The exercise: Set down word for word the lines running from the line with "Rebuild this diagram" to the line with "(pD) at (1152,384)", ends included. Skip every picture.

Rows:

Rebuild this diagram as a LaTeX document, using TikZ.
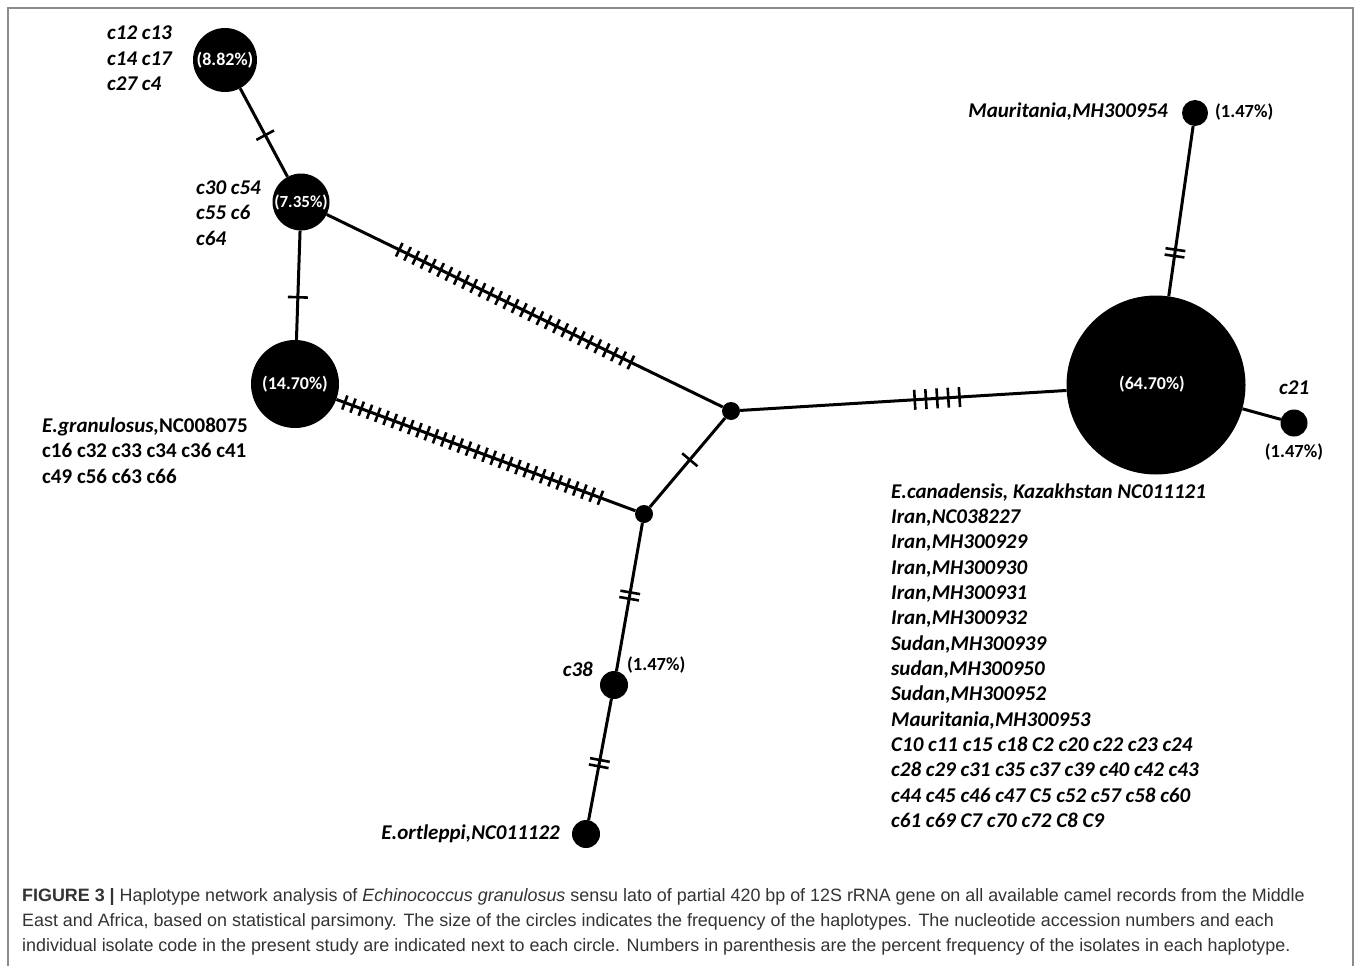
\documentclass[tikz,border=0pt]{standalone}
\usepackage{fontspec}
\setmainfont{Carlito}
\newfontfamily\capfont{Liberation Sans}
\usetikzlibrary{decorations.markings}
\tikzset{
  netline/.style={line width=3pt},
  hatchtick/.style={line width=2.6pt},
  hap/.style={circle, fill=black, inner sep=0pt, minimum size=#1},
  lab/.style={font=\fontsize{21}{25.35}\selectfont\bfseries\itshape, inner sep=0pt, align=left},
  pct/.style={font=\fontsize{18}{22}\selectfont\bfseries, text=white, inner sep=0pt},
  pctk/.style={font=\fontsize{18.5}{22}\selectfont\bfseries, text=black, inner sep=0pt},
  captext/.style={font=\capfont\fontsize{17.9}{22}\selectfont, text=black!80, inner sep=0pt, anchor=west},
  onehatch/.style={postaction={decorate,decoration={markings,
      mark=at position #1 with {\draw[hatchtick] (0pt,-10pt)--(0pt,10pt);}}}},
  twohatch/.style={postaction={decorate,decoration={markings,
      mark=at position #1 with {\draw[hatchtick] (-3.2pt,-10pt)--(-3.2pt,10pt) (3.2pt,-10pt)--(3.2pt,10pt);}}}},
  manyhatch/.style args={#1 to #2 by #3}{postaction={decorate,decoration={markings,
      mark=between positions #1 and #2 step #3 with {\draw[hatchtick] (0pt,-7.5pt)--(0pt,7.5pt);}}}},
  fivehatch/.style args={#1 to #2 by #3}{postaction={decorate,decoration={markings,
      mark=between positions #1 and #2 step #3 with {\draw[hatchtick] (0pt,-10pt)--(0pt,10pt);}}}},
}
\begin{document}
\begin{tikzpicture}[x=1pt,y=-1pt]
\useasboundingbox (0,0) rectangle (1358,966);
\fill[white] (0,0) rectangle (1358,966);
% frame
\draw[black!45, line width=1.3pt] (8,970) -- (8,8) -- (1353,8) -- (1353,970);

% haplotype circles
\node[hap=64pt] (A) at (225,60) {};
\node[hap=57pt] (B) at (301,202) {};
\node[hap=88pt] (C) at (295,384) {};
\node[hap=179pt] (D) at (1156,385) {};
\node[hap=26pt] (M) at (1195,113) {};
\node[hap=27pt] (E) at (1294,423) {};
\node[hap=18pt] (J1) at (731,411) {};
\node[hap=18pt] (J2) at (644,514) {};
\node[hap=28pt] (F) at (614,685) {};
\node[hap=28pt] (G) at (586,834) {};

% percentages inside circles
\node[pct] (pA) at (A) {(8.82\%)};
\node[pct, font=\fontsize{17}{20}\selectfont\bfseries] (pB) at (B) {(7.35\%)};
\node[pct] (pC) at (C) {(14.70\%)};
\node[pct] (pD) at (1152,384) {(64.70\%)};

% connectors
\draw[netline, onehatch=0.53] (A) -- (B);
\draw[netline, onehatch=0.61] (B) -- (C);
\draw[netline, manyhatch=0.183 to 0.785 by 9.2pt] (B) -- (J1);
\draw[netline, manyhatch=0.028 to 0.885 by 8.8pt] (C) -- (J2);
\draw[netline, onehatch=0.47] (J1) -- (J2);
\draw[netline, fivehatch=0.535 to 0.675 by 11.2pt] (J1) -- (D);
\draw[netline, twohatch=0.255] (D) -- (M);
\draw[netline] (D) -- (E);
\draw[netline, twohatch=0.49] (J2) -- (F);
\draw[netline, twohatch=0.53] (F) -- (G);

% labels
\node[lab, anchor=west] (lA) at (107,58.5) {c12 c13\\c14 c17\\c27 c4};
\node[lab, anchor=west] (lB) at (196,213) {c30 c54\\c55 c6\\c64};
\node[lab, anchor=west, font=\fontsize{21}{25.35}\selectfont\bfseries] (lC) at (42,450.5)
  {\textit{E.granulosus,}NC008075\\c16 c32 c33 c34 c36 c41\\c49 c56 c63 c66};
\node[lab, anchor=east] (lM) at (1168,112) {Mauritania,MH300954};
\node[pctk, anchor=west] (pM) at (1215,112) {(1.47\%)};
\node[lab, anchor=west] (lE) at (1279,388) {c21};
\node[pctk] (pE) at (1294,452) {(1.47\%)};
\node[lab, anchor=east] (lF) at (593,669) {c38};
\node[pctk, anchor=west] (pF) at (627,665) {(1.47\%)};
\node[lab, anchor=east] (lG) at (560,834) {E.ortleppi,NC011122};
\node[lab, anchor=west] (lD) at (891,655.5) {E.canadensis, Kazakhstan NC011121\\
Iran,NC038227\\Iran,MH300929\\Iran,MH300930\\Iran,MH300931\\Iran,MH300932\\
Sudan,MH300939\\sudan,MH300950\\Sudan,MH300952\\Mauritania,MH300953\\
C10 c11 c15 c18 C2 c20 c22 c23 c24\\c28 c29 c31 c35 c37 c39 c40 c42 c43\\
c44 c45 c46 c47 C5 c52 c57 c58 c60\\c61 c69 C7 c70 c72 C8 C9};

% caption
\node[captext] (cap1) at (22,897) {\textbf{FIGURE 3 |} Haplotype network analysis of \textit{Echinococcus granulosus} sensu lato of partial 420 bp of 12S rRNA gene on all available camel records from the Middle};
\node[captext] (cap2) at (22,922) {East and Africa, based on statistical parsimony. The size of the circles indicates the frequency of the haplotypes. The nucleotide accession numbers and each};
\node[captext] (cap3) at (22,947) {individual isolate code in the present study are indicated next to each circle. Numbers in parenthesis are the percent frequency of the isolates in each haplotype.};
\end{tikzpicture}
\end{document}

...

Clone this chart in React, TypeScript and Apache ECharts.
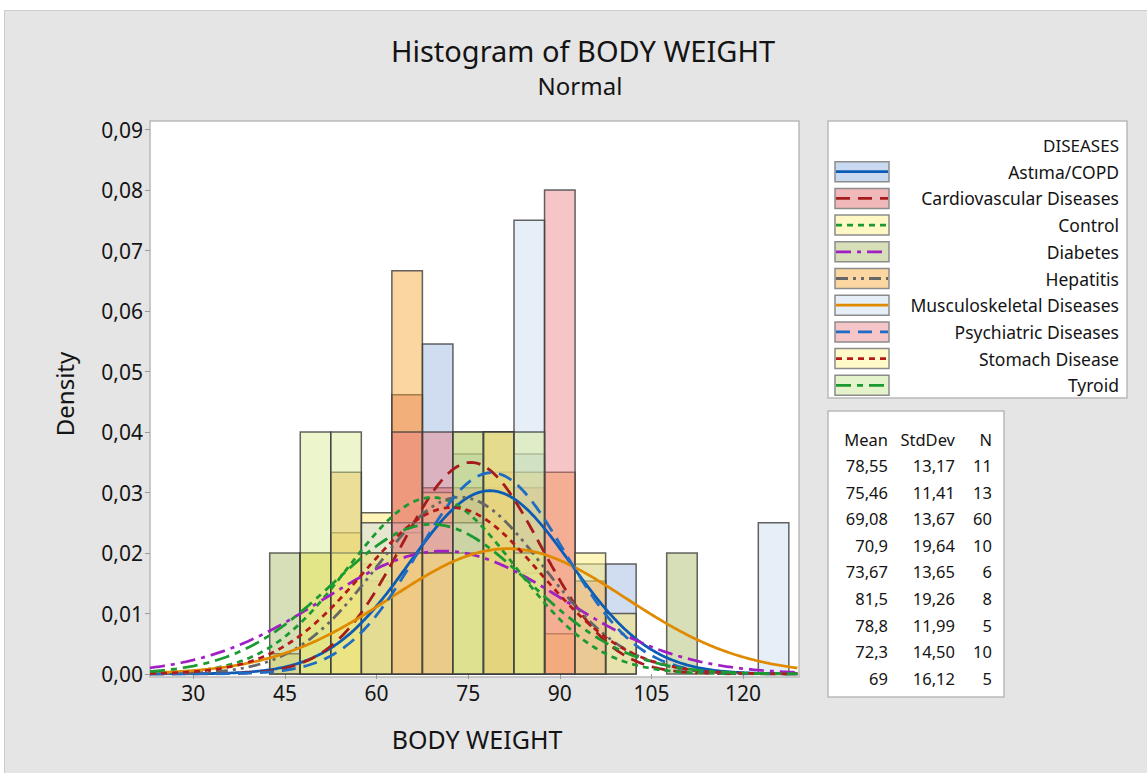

--

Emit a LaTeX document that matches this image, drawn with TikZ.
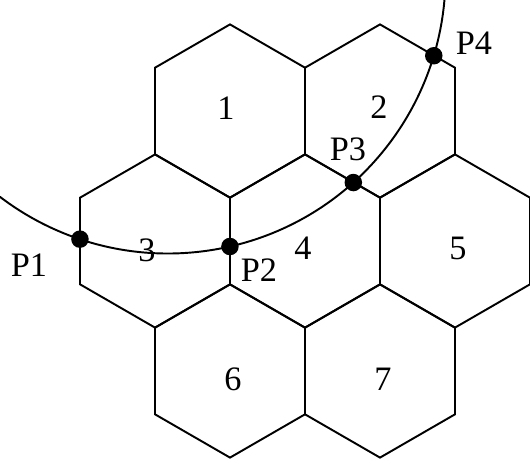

Completed exercise:
Rebuild this diagram as a LaTeX document, using TikZ.
\documentclass[tikz,border=0pt]{standalone}
\usepackage{fontspec}
\setmainfont{Carlito}
\newfontfamily\capfont{Liberation Sans}
\usetikzlibrary{decorations.markings}
\tikzset{
  netline/.style={line width=3pt},
  hatchtick/.style={line width=2.6pt},
  hap/.style={circle, fill=black, inner sep=0pt, minimum size=#1},
  lab/.style={font=\fontsize{21}{25.35}\selectfont\bfseries\itshape, inner sep=0pt, align=left},
  pct/.style={font=\fontsize{18}{22}\selectfont\bfseries, text=white, inner sep=0pt},
  pctk/.style={font=\fontsize{18.5}{22}\selectfont\bfseries, text=black, inner sep=0pt},
  captext/.style={font=\capfont\fontsize{17.9}{22}\selectfont, text=black!80, inner sep=0pt, anchor=west},
  onehatch/.style={postaction={decorate,decoration={markings,
      mark=at position #1 with {\draw[hatchtick] (0pt,-10pt)--(0pt,10pt);}}}},
  twohatch/.style={postaction={decorate,decoration={markings,
      mark=at position #1 with {\draw[hatchtick] (-3.2pt,-10pt)--(-3.2pt,10pt) (3.2pt,-10pt)--(3.2pt,10pt);}}}},
  manyhatch/.style args={#1 to #2 by #3}{postaction={decorate,decoration={markings,
      mark=between positions #1 and #2 step #3 with {\draw[hatchtick] (0pt,-7.5pt)--(0pt,7.5pt);}}}},
  fivehatch/.style args={#1 to #2 by #3}{postaction={decorate,decoration={markings,
      mark=between positions #1 and #2 step #3 with {\draw[hatchtick] (0pt,-10pt)--(0pt,10pt);}}}},
}
\begin{document}
\begin{tikzpicture}[x=1pt,y=-1pt]
\useasboundingbox (0,0) rectangle (1358,966);
\fill[white] (0,0) rectangle (1358,966);
% frame
\draw[black!45, line width=1.3pt] (8,970) -- (8,8) -- (1353,8) -- (1353,970);

% haplotype circles
\node[hap=64pt] (A) at (225,60) {};
\node[hap=57pt] (B) at (301,202) {};
\node[hap=88pt] (C) at (295,384) {};
\node[hap=179pt] (D) at (1156,385) {};
\node[hap=26pt] (M) at (1195,113) {};
\node[hap=27pt] (E) at (1294,423) {};
\node[hap=18pt] (J1) at (731,411) {};
\node[hap=18pt] (J2) at (644,514) {};
\node[hap=28pt] (F) at (614,685) {};
\node[hap=28pt] (G) at (586,834) {};

% percentages inside circles
\node[pct] (pA) at (A) {(8.82\%)};
\node[pct, font=\fontsize{17}{20}\selectfont\bfseries] (pB) at (B) {(7.35\%)};
\node[pct] (pC) at (C) {(14.70\%)};
\node[pct] (pD) at (1152,384) {(64.70\%)};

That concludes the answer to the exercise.